V.I. Property and Procurement Commissioner Lynn Millin-Maduro, 42, pleaded "no contest" to one count of driving under the influence on Monday.
The other charges she initially faced - driving with an illegal blood alcohol level; negligent driving; and leaving the scene of an accident - were dismissed in her plea agreement.
When pleading no contest, or nolo contendere, the defendant accepts all of the consequences of pleading guilty without pleading guilty, according to V.I. Attorney General Vincent Frazer.
Superior Court Judge Michael Dunston accepted Millin-Maduro's plea, and then sentenced her to six months of "special probation," Dunston said.
If she does not violate any of the terms of probation during that time, the case will be expunged from her record, Dunston said.
Dunston often gives special probation to first-time DUI offenders, Frazer said.
The sentence also requires Millin-Maduro to undergo an alcohol evaluation, which is supposed to determine whether she would benefit from alcohol education.
Millin-Maduro also is required to pay restitution to the other person involved in the accident, which Millin-Maduro did.
Neither Millin-Maduro, nor the other person was injured during the accident, though both vehicles sustained minor damages. Millin-Maduro was driving her personal vehicle at the time.
Dunston also ordered that Millin-Maduro pay $500, the minimum fine for a defendant found guilty of driving under the influence in a case involving an accident.
Millin-Maduro also must pay a $500 administrative probation fee, and $75 in court costs.
Millin-Maduro, who was without driving privileges during the last three months, will regain those privileges on Wednesday.
Millin-Maduro caused a collision near the Arturo Watlington Sr. Post Office in Frenchtown on March 4.
She was detained at the time of the incident, after she briefly left the scene and then returned, according to V.I. Police.
Her eyes were red, her speech slurred and her balance completely compromised, according to the affidavit of the arresting officer, Chadka Mayers.
Her blood-alcohol level was .181 two-and-a-half hours after police arrested her, according to the lab results in Millin-Maduro's file.
Police officials never explained why they did not arrest Millin-Maduro the same evening of the incident, instead of waiting two days before arresting and charging her.
They said it was in no way a form of special treatment.
Millin-Maduro's attorney, Treston Moore, said that Millin-Maduro requested throughout the proceedings that she not receive special treatment because of her position.
"She wanted to be treated like everybody else," he said.
The last six months have been especially rough for Millin-Maduro, who has otherwise led an "exemplary" life, Moore said.
Moore also noted that the evening of the incident was Fat Tuesday, just before the Catholic period of Lent, during which time Millin-Maduro gives up a multitude of indulgences, he said.

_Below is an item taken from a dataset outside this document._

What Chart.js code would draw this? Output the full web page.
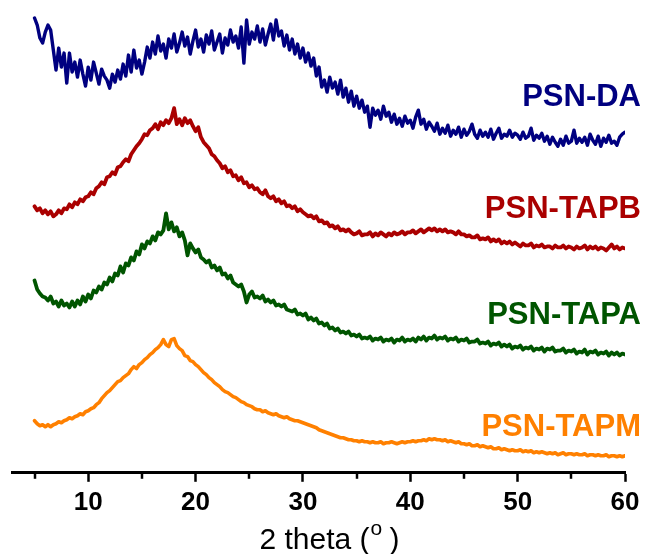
<!DOCTYPE html>
<html>
<head>
<meta charset="utf-8">
<script src="https://cdn.jsdelivr.net/npm/chart.js@4.4.1/dist/chart.umd.min.js"></script>
<style>
  html, body { margin: 0; padding: 0; background: #ffffff; }
  #wrap { width: 649px; height: 554px; }
</style>
</head>
<body>
<div id="wrap"><canvas id="xrd" width="649" height="554"></canvas></div>
<script>
// Powder XRD patterns, stacked with vertical offsets (intensity in a.u.).
// Scans run from 5° to 60° 2θ, sampled every 0.25°.
const scanStart = 5;
const scanStep = 0.25;

const psnDA = [
  454, 447, 434, 429,  440, 447, 442, 422,  402, 424, 405, 419,  389, 419, 400, 410,
  395, 412, 398, 386,  405, 392, 410, 399,  388, 403, 396, 392,  384, 398, 390, 402,
  393, 408, 396, 417,  400, 422, 404, 412,  398, 410, 425, 414,  430, 418, 436, 421,
  428, 414, 433, 424,  438, 420, 429, 440,  426, 435, 418, 431,  442, 425, 433, 420,
  437, 428, 441, 422,  430, 438, 419, 434,  427, 442, 430, 436,  424, 445, 409, 452,
  428, 440, 433, 446,  430, 443, 427, 438,  448, 432, 452, 436,  441, 426, 437, 422,
  433, 418, 428, 414,  424, 410, 419, 406,  414, 396, 405, 385,  392, 380, 395, 384,
  390, 378, 392, 375,  384, 370, 381, 366,  376, 364, 372, 360,  366, 345, 364, 357,
  362, 353, 366, 356,  360, 350, 358, 348,  354, 346, 356, 349,  352, 344, 355, 362,
  348, 353, 343, 350,  346, 341, 349, 338,  344, 339, 347, 336,  342, 338, 345, 335,
  343, 337, 341, 348,  338, 334, 342, 336,  340, 335, 343, 333,  339, 344, 334, 338,
  336, 342, 335, 339,  337, 333, 340, 334,  336, 344, 332, 337,  334, 339, 331, 336,
  328, 335, 330, 326,  333, 327, 336, 329,  331, 342, 329, 334,  330, 335, 327, 338,
  332, 328, 336, 326,  334, 330, 337, 329,  331, 327, 335, 338,  340
];

const psnTAPB = [
  266, 262, 264, 259,  262, 258, 261, 256,  258, 262, 259, 264,  263, 268, 265, 270,
  268, 273, 271, 275,  276, 280, 278, 284,  286, 290, 288, 295,  296, 300, 298, 305,
  306, 310, 313, 311,  318, 322, 326, 329,  333, 338, 337, 342,  344, 348, 343, 350,
  347, 352, 349, 354,  364, 348, 353, 347,  354, 349, 352, 346,  341, 345, 335, 330,
  327, 324, 318, 316,  312, 309, 304, 306,  300, 302, 296, 297,  292, 295, 289, 290,
  285, 287, 283, 284,  280, 278, 282, 276,  274, 276, 271, 273,  269, 271, 266, 267,
  264, 266, 261, 263,  260, 258, 256, 257,  254, 256, 251, 252,  249, 250, 246, 247,
  244, 246, 242, 243,  241, 243, 240, 238,  239, 241, 237, 238,  238, 240, 236, 239,
  237, 240, 238, 236,  239, 237, 240, 238,  239, 241, 238, 240,  240, 242, 239, 241,
  243, 240, 242, 244,  242, 244, 241, 243,  241, 243, 240, 241,  240, 238, 241, 238,
  238, 236, 237, 235,  235, 237, 233, 234,  233, 235, 231, 233,  231, 233, 229, 231,
  229, 231, 228, 230,  228, 226, 229, 227,  227, 229, 225, 227,  226, 228, 225, 226,
  226, 224, 227, 225,  225, 227, 224, 226,  225, 223, 226, 224,  225, 227, 223, 226,
  224, 226, 223, 225,  224, 222, 225, 228,  224, 226, 223, 225,  224
];

const psnTAPA = [
  192, 183, 179, 176,  175, 172, 176, 169,  171, 166, 172, 167,  169, 165, 171, 166,
  172, 168, 176, 171,  178, 174, 182, 180,  186, 183, 190, 188,  195, 191, 199, 197,
  206, 200, 209, 207,  215, 212, 221, 218,  228, 224, 231, 229,  236, 232, 240, 238,
  242, 259, 243, 250,  241, 245, 236, 240,  232, 217, 229, 224,  220, 223, 215, 213,
  210, 212, 205, 207,  202, 205, 198, 199,  194, 197, 190, 188,  186, 188, 181, 170,
  178, 181, 175, 176,  174, 177, 171, 173,  170, 172, 167, 168,  166, 168, 163, 162,
  161, 163, 158, 159,  157, 159, 153, 155,  152, 154, 149, 150,  147, 149, 144, 145,
  142, 144, 140, 141,  139, 141, 137, 138,  136, 138, 134, 135,  134, 136, 132, 134,
  133, 135, 131, 133,  132, 134, 130, 133,  132, 135, 131, 133,  132, 134, 131, 135,
  133, 136, 132, 135,  134, 137, 133, 135,  134, 136, 132, 134,  133, 135, 131, 133,
  132, 134, 130, 131,  131, 133, 129, 130,  129, 131, 127, 129,  128, 130, 126, 128,
  126, 128, 124, 126,  125, 127, 123, 125,  124, 126, 122, 124,  123, 125, 121, 124,
  123, 125, 121, 122,  122, 124, 120, 122,  121, 123, 119, 121,  120, 123, 118, 121,
  120, 122, 118, 120,  119, 121, 117, 120,  118, 120, 117, 119,  118
];

const psnTAPM = [
   52,  49,  47,  48,   46,  48,  46,  48,   49,  51,  50,  52,   53,  55,  54,  56,
   57,  59,  58,  61,   62,  64,  65,  68,   70,  74,  77,  80,   82,  85,  88,  91,
   92,  95,  97,  99,  103, 106, 104, 108,  110, 113, 115, 118,  120, 123, 125, 128,
  133, 128, 126, 133,  134, 127, 124, 122,  117, 116, 112, 111,  108, 106, 103, 100,
   98,  95,  93,  90,   88,  86,  83,  81,   80,  78,  76,  75,   73,  71,  70,  68,
   67,  66,  64,  63,   63,  61,  62,  60,   59,  58,  59,  57,   56,  55,  56,  54,
   53,  52,  52,  51,   50,  49,  48,  47,   46,  45,  43,  42,   41,  40,  39,  38,
   37,  36,  35,  35,   34,  33,  33,  32,   32,  31,  32,  31,   31,  30,  31,  30,
   30,  31,  29,  30,   30,  31,  30,  29,   30,  31,  30,  31,   31,  32,  31,  32,
   32,  33,  32,  34,   33,  34,  33,  33,   32,  33,  31,  32,   31,  30,  31,  29,
   29,  28,  29,  27,   27,  28,  26,  27,   26,  25,  26,  24,   24,  25,  23,  24,
   23,  22,  23,  22,   22,  23,  21,  22,   21,  22,  20,  21,   20,  21,  20,  19,
   20,  19,  20,  18,   19,  20,  18,  19,   19,  18,  19,  18,   18,  19,  17,  18,
   18,  17,  18,  17,   17,  18,  16,  17,   17,  16,  17,  16,   17
];

const seriesNames  = ['PSN-DA', 'PSN-TAPB', 'PSN-TAPA', 'PSN-TAPM'];
const seriesColors = ['#000080', '#AA0000', '#005500', '#FF8000'];
const seriesWidths = [3.4, 3.8, 3.8, 3.6];
// Intensity level (a.u.) at which each sample name sits, right of its trace.
const nameLevels   = [366, 254, 149, 37];

const majorTicks = [10, 20, 30, 40, 50, 60];
const minorTicks = [5, 15, 25, 35, 45, 55];
const tickLabels = ['10', '20', '30', '40', '50', '60'];

const seriesValues = [psnDA, psnTAPB, psnTAPA, psnTAPM];

function toPoints(values) {
  return values.map((v, i) => ({ x: scanStart + i * scanStep, y: v }));
}

// Sample names at the right end of each trace.
const namesPlugin = {
  id: 'sampleNames',
  afterDatasetsDraw(chart) {
    const { ctx } = chart;
    const yScale = chart.scales.y;
    ctx.save();
    ctx.font = 'bold 31px "Liberation Sans", Arial, sans-serif';
    ctx.textAlign = 'right';
    ctx.textBaseline = 'alphabetic';
    seriesNames.forEach((name, i) => {
      ctx.fillStyle = seriesColors[i];
      ctx.fillText(name, 641, yScale.getPixelForValue(nameLevels[i]));
    });
    ctx.restore();
  }
};

// Short minor ticks between the labelled ones, and the axis title with a raised degree mark.
const axisExtrasPlugin = {
  id: 'axisExtras',
  afterDraw(chart) {
    const { ctx, chartArea } = chart;
    const xScale = chart.scales.x;
    ctx.save();
    ctx.strokeStyle = '#000';
    ctx.lineWidth = 2.5;
    minorTicks.forEach(v => {
      const px = Math.round(xScale.getPixelForValue(v));
      ctx.beginPath();
      ctx.moveTo(px, chartArea.bottom);
      ctx.lineTo(px, chartArea.bottom + 6);
      ctx.stroke();
    });

    const main = '2 theta (';
    const sup = 'o';
    const tail = ' )';
    const mainFont = '30px "Liberation Sans", Arial, sans-serif';
    const supFont = '21px "Liberation Sans", Arial, sans-serif';
    ctx.fillStyle = '#000';
    ctx.textBaseline = 'alphabetic';
    ctx.font = mainFont;
    const wMain = ctx.measureText(main).width;
    const wTail = ctx.measureText(tail).width;
    ctx.font = supFont;
    const wSup = ctx.measureText(sup).width;
    const total = wMain + wSup + wTail;
    const centre = (chartArea.left + chartArea.right) / 2 + 11;
    let x = centre - total / 2;
    const base = 549;
    ctx.textAlign = 'left';
    ctx.font = mainFont;
    ctx.fillText(main, x, base);
    x += wMain;
    ctx.font = supFont;
    ctx.fillText(sup, x + 1, base - 14);
    x += wSup;
    ctx.font = mainFont;
    ctx.fillText(tail, x, base);
    ctx.restore();
  }
};

new Chart(document.getElementById('xrd'), {
  type: 'line',
  data: {
    datasets: seriesValues.map((vals, i) => ({
      label: seriesNames[i],
      data: toPoints(vals),
      borderColor: seriesColors[i],
      backgroundColor: seriesColors[i],
      borderWidth: seriesWidths[i],
      pointRadius: 0,
      tension: 0,
      fill: false,
      borderJoinStyle: 'round',
      borderCapStyle: 'round'
    }))
  },
  options: {
    responsive: false,
    animation: false,
    devicePixelRatio: 1,
    layout: { padding: { top: 12, left: 12, right: 24, bottom: 31 } },
    plugins: {
      legend: { display: false },
      tooltip: { enabled: false }
    },
    scales: {
      x: {
        type: 'linear',
        min: 2.9,
        max: 60,
        afterBuildTicks(scale) {
          scale.ticks = majorTicks.map(v => ({ value: v }));
        },
        ticks: {
          color: '#000',
          font: { family: '"Liberation Sans", Arial, sans-serif', size: 26, weight: 'bold' },
          padding: 5,
          maxRotation: 0,
          autoSkip: false,
          callback: (value) => {
            const k = majorTicks.indexOf(value);
            return k >= 0 ? tickLabels[k] : '';
          }
        },
        grid: {
          display: true,
          drawOnChartArea: false,
          drawTicks: true,
          tickLength: 9,
          tickWidth: 2.5,
          tickColor: '#000'
        },
        border: { display: true, color: '#000', width: 3 },
        title: { display: false }
      },
      y: {
        type: 'linear',
        display: false,
        min: 0,
        max: 460
      }
    }
  },
  plugins: [namesPlugin, axisExtrasPlugin]
});
</script>
</body>
</html>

"Maybe it was just one too many," Moore said, noting that she may have been celebrating Mardi Gras by drinking on that evening. "She's been perfect since that incident."
Millin-Maduro, who has served as the Property and Procurement commissioner since 2007, was in her office on Monday. She did not return calls.
V.I. government spokesman Jean Greaux said that he had not been aware of the court proceedings Monday, but that Gov. John deJongh Jr. was pleased to hear that the case was complete.
"The governor continues to rely on the commissioner's counsel as she performs her dedicated service to the government and people of the Virgin Islands," Greaux said.